Quattro componenti dell’organismo parlamentare erano stati indagati dopo l’acquisizione dei nominativi delle logge calabresi e siciliane. Ma il gip di Roma ha bocciato le tesi dei difensori del Grande Oriente d’Italia
È stata archiviata l’inchiesta avviata dalla Procura di Roma nei confronti degli ex vertici dell’Antimafia Rosy Bindi e Claudio Fava e dei componenti Davide Mattiello (Pd) e Mario Michele Giarrusso (M5s) denunciati nell’ottobre del 2017 dal Grande Oriente d’Italia (Goi) e dal Gran Maestro Stefano Bisi che chiedevano alla magistratura di valutare la liceità del sequestro degli elenchi degli iscritti alla massoneria calabresi e siciliani operato dalla Finanza su sollecitazione della Commissione parlamentare della passata legislatura. Lo ha deciso il gip Valerio Savio che ha bocciato l’opposizione delle persone offese (Goi e Bisi) alla richiesta di archiviazione avanzata tempo fa dalla stessa procura.

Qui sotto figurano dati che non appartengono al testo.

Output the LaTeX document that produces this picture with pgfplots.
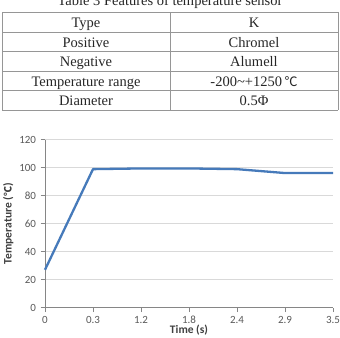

I quattro parlamentari erano stati iscritti sul registro degli indagati per il reato di diffamazione, mentre solo la presidente della Commissione Rosy Bindi, assistita dall’avvocato Giorgio Beni, rispondeva anche dei reati di abuso d’ufficio e rivelazione del segreto d’ufficio. Motivando la sua decisione, il gip Savio ha spiegato che «nelle dichiarazioni “incriminate” degli indagati si fanno correlazioni in generale tra il mondo massonico “deviato” e la mafia siciliana ma non si chiama mai in causa specificamente né Bisi né il Goi e che ogni assimilazione tra Goi e “massoneria deviata” operata dai media non può essere imputata agli stessi indagati». Nessuna ipotesi di abuso d’ufficio, poi, può essere attribuita a Rosy Bindi perché «la decisione di procedere a perquisizione e sequestro presso la sede di diverse istituzioni massoniche per acquisire gli elenchi di appartenenti alle logge calabresi e siciliane, anche cessate dal 1990 in poi, è frutto di un provvedimento adottato all’unanimità dei componenti della Commissione (25 deputati e 25 senatori)» e non può dipendere dalla volontà dell’allora presidente o di altri singoli componenti. Per il giudice, inoltre, «gli elenchi di una associazione privata (massonica o meno) non sono oggetto di “segreto” giuridicamente opponibile all’autorità giudiziaria, e quindi anche ad una Commissione Parlamentare di inchiesta, quando, come in questo caso, la loro acquisizione sia funzionale e coerente con le finalità di una indagine volta ad accertare (anche) fatti di possibile rilevanza penale». E non ci sono infine neppure gli estremi per contestare una rivelazione del segreto a Rosy Bindi o arrivare a identificare il colpevole, per il fatto che un’agenzia di stampa aveva dato notizia delle perquisizioni nove minuti prima dell’inizio dell’attività investigativa. Per il gip, quel decreto di perquisizione, oltre che ai 50 componenti dell’Antimafia, era noto dal momento della sua deliberazione anche al personale amministrativo e di segreteria e lo stesso atto è stato consegnato alla Finanza, e quindi a un certo numero di militari, «in un tempo variabile tra 30 e 60 minuti prima dell’inizio delle operazioni».